O mercado dos contratos foi sendo perdido pelos advogados – mais ainda pode (e deve) ser recuperado –na proporção em que eles próprios não lhe atribuíram a importância que tem. A capacidade de geração de instrumentos de qualidade é o requisito para que a clientela faça o investimento no respectivo serviço; se não se agrega valor (segurança, celeridade, eficácia etc) à operação, estimula-se a autogeração normativa: o cliente assume, por si e/ou por prepostos de menor qualificação (e custo) todo o íter contratual, chegando mesmo à redação do respectivo instrumento, adendos e documentos laterais que eventualmente se façam necessário. É o famigerado “mas isso? Isso eu mesmo faço!” O principal impulso para a contratação do profissional jurídico está na constatação de que vale a pena, de que eleva a qualidade do negócio, que a vantagem excede o dispêndio. E isso não se obtêm com baixa tecnologia jurídica. 

As contratações de assessores e consultores aceleram-se quando sua intervenção se mostra útil, quiçá indispensável: na resposta às dúvidas que surgem, no alerta sobre ilicitudes e/ou apontando alternativas lícitas, quando não lícitas e melhores (sob qualquer aspecto que interesse ao cliente).  Não são poucos os casos em que o advogado contratado para uma parte do iter negocial se mostra tão proativo que, dali em diante, passa a ser engajado em outras fases.
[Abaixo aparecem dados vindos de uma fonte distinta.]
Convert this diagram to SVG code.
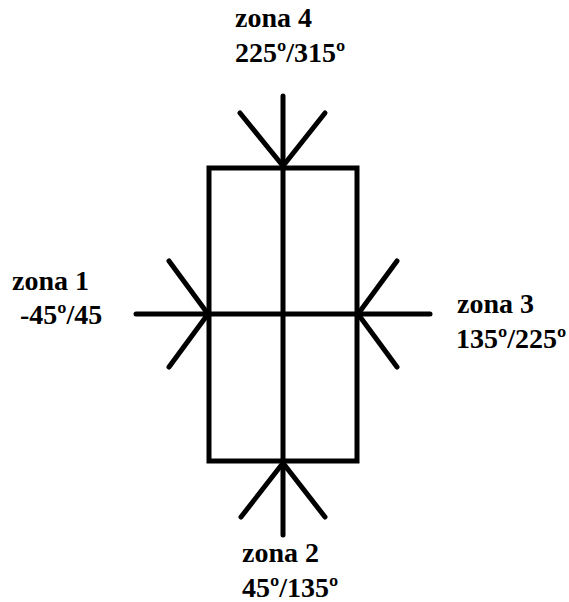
<svg xmlns="http://www.w3.org/2000/svg" width="569" height="602" viewBox="0 0 569 602">
  <style>
    .ln { stroke: #000; stroke-width: 5; fill: none; stroke-linecap: round; stroke-linejoin: miter; }
    .box { stroke: #000; stroke-width: 5; fill: none; stroke-linecap: square; }
    .lbl { font-family: "Liberation Serif", "Times New Roman", serif; font-weight: bold; font-size: 28px; fill: #000; }
  </style>
  <rect width="569" height="602" fill="#fff"/>
  <g id="frame">
    <rect class="box" x="209" y="168" width="148" height="293"/>
    <line class="box" x1="283" y1="168" x2="283" y2="461"/>
    <line class="box" x1="209" y1="314" x2="357" y2="314"/>
  </g>
  <g id="connectors">
    <!-- top -->
    <line class="ln" x1="283" y1="96" x2="283" y2="168"/>
    <line class="ln" x1="240" y1="113" x2="283" y2="166"/>
    <line class="ln" x1="325" y1="113" x2="283" y2="166"/>
    <!-- bottom -->
    <line class="ln" x1="283" y1="461" x2="283" y2="535"/>
    <line class="ln" x1="283" y1="463" x2="241" y2="517"/>
    <line class="ln" x1="283" y1="463" x2="325" y2="517"/>
    <!-- left -->
    <line class="ln" x1="136" y1="314" x2="209" y2="314"/>
    <line class="ln" x1="169" y1="261" x2="208" y2="314"/>
    <line class="ln" x1="169" y1="367" x2="208" y2="314"/>
    <!-- right -->
    <line class="ln" x1="357" y1="314" x2="430" y2="314"/>
    <line class="ln" x1="397" y1="261" x2="358" y2="314"/>
    <line class="ln" x1="397" y1="367" x2="358" y2="314"/>
  </g>
  <g id="zona4">
    <text class="lbl" x="235" y="27">zona 4</text>
    <text class="lbl" x="235" y="62">225º/315º</text>
  </g>
  <g id="zona1">
    <text class="lbl" x="12" y="290">zona 1</text>
    <text class="lbl" x="20" y="324">-45º/45</text>
  </g>
  <g id="zona3">
    <text class="lbl" x="457" y="313">zona 3</text>
    <text class="lbl" x="456" y="348">135º/225º</text>
  </g>
  <g id="zona2">
    <text class="lbl" x="242" y="562">zona 2</text>
    <text class="lbl" x="242" y="597">45º/135º</text>
  </g>
</svg>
Há muitos casos de advogados que, revelando seu interesse e suas habilidades a bem de clientes menores, vão sendo contratados para ir atender empresas de maior porte, negócios de maior porte ou operações mais dinâmicas e com maior envergadura. É um caminho que se poderia definir como quase-natural (mas não se trata de nada ligado à natureza para justificar a qualificação).

O desafio e a oportunidade estão postos. Não é simples, nem é fácil. Reconhecemos. São milhares de profissionais se qualificando constantemente e procurando um lugar no mercado. Agora, antes de mais nada é preciso não se esquecer que quase nada é fácil e simples. Não deveria haver na complexidade e na dificuldade motivos para a desistência, mas para esforço, determinação, persistência. Alea jacta est. Boa sorte.